(WORK INSTRUCTIONS)
Word for word, give the material below again, minus any images.

(EXCERPTED RECORDS)
════════════════

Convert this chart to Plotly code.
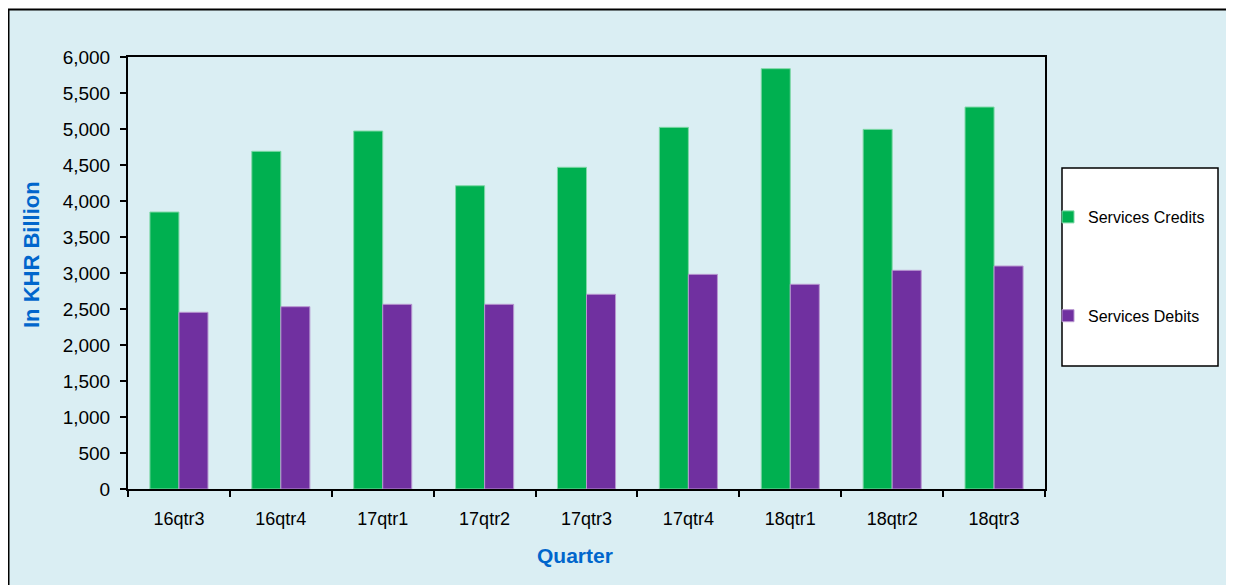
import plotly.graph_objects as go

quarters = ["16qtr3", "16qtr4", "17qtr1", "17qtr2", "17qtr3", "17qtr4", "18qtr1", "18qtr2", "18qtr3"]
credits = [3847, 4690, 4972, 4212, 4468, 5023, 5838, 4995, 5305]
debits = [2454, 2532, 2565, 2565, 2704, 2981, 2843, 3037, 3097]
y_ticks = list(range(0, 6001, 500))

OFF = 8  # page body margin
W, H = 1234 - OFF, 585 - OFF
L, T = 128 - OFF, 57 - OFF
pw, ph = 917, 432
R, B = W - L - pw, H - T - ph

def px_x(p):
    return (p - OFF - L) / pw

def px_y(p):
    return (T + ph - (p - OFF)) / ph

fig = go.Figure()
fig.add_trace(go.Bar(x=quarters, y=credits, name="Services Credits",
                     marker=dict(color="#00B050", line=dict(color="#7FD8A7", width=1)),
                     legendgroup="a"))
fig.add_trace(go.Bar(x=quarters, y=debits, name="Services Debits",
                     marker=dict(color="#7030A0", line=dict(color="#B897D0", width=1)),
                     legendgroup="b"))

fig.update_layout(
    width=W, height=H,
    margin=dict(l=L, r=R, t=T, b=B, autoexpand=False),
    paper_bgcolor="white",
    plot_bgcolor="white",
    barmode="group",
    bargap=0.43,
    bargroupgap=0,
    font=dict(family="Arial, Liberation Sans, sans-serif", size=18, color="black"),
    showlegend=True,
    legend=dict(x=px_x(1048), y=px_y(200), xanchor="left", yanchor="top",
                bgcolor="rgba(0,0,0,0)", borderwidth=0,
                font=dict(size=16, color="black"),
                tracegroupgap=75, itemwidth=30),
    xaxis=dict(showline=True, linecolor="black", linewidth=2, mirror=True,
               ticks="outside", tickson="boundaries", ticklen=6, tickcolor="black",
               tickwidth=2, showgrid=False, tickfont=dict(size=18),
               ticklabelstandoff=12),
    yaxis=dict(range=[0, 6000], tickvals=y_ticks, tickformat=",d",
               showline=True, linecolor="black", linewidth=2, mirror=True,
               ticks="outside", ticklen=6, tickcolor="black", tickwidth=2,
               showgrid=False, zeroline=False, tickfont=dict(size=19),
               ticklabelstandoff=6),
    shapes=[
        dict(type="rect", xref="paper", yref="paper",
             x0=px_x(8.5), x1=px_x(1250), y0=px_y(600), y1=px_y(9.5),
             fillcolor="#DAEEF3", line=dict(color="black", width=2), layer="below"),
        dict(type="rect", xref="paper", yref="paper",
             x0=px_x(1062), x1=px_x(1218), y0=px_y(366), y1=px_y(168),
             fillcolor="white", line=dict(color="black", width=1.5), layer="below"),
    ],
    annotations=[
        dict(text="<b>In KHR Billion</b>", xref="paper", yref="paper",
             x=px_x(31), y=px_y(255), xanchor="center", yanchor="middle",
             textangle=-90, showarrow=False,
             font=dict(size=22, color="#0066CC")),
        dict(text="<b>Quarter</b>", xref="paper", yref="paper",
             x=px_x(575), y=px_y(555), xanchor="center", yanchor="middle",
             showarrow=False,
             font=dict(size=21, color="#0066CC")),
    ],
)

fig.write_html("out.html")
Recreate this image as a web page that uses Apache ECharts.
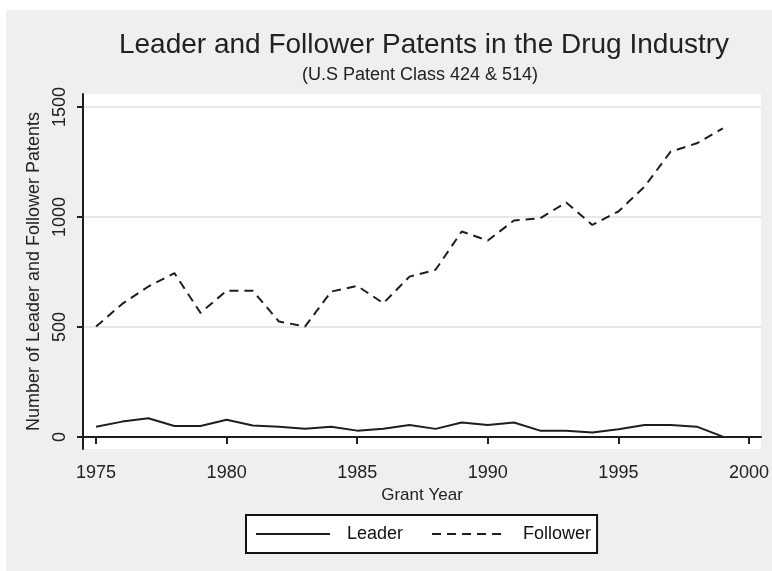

════════════════

(WRITTEN ANSWER)
Convert this chart to Plotly code.
import plotly.graph_objects as go

quarters = ["16qtr3", "16qtr4", "17qtr1", "17qtr2", "17qtr3", "17qtr4", "18qtr1", "18qtr2", "18qtr3"]
credits = [3847, 4690, 4972, 4212, 4468, 5023, 5838, 4995, 5305]
debits = [2454, 2532, 2565, 2565, 2704, 2981, 2843, 3037, 3097]
y_ticks = list(range(0, 6001, 500))

OFF = 8  # page body margin
W, H = 1234 - OFF, 585 - OFF
L, T = 128 - OFF, 57 - OFF
pw, ph = 917, 432
R, B = W - L - pw, H - T - ph

def px_x(p):
    return (p - OFF - L) / pw

def px_y(p):
    return (T + ph - (p - OFF)) / ph

fig = go.Figure()
fig.add_trace(go.Bar(x=quarters, y=credits, name="Services Credits",
                     marker=dict(color="#00B050", line=dict(color="#7FD8A7", width=1)),
                     legendgroup="a"))
fig.add_trace(go.Bar(x=quarters, y=debits, name="Services Debits",
                     marker=dict(color="#7030A0", line=dict(color="#B897D0", width=1)),
                     legendgroup="b"))

fig.update_layout(
    width=W, height=H,
    margin=dict(l=L, r=R, t=T, b=B, autoexpand=False),
    paper_bgcolor="white",
    plot_bgcolor="white",
    barmode="group",
    bargap=0.43,
    bargroupgap=0,
    font=dict(family="Arial, Liberation Sans, sans-serif", size=18, color="black"),
    showlegend=True,
    legend=dict(x=px_x(1048), y=px_y(200), xanchor="left", yanchor="top",
                bgcolor="rgba(0,0,0,0)", borderwidth=0,
                font=dict(size=16, color="black"),
                tracegroupgap=75, itemwidth=30),
    xaxis=dict(showline=True, linecolor="black", linewidth=2, mirror=True,
               ticks="outside", tickson="boundaries", ticklen=6, tickcolor="black",
               tickwidth=2, showgrid=False, tickfont=dict(size=18),
               ticklabelstandoff=12),
    yaxis=dict(range=[0, 6000], tickvals=y_ticks, tickformat=",d",
               showline=True, linecolor="black", linewidth=2, mirror=True,
               ticks="outside", ticklen=6, tickcolor="black", tickwidth=2,
               showgrid=False, zeroline=False, tickfont=dict(size=19),
               ticklabelstandoff=6),
    shapes=[
        dict(type="rect", xref="paper", yref="paper",
             x0=px_x(8.5), x1=px_x(1250), y0=px_y(600), y1=px_y(9.5),
             fillcolor="#DAEEF3", line=dict(color="black", width=2), layer="below"),
        dict(type="rect", xref="paper", yref="paper",
             x0=px_x(1062), x1=px_x(1218), y0=px_y(366), y1=px_y(168),
             fillcolor="white", line=dict(color="black", width=1.5), layer="below"),
    ],
    annotations=[
        dict(text="<b>In KHR Billion</b>", xref="paper", yref="paper",
             x=px_x(31), y=px_y(255), xanchor="center", yanchor="middle",
             textangle=-90, showarrow=False,
             font=dict(size=22, color="#0066CC")),
        dict(text="<b>Quarter</b>", xref="paper", yref="paper",
             x=px_x(575), y=px_y(555), xanchor="center", yanchor="middle",
             showarrow=False,
             font=dict(size=21, color="#0066CC")),
    ],
)

fig.write_html("out.html")
Recreate this image as a web page that uses Apache ECharts.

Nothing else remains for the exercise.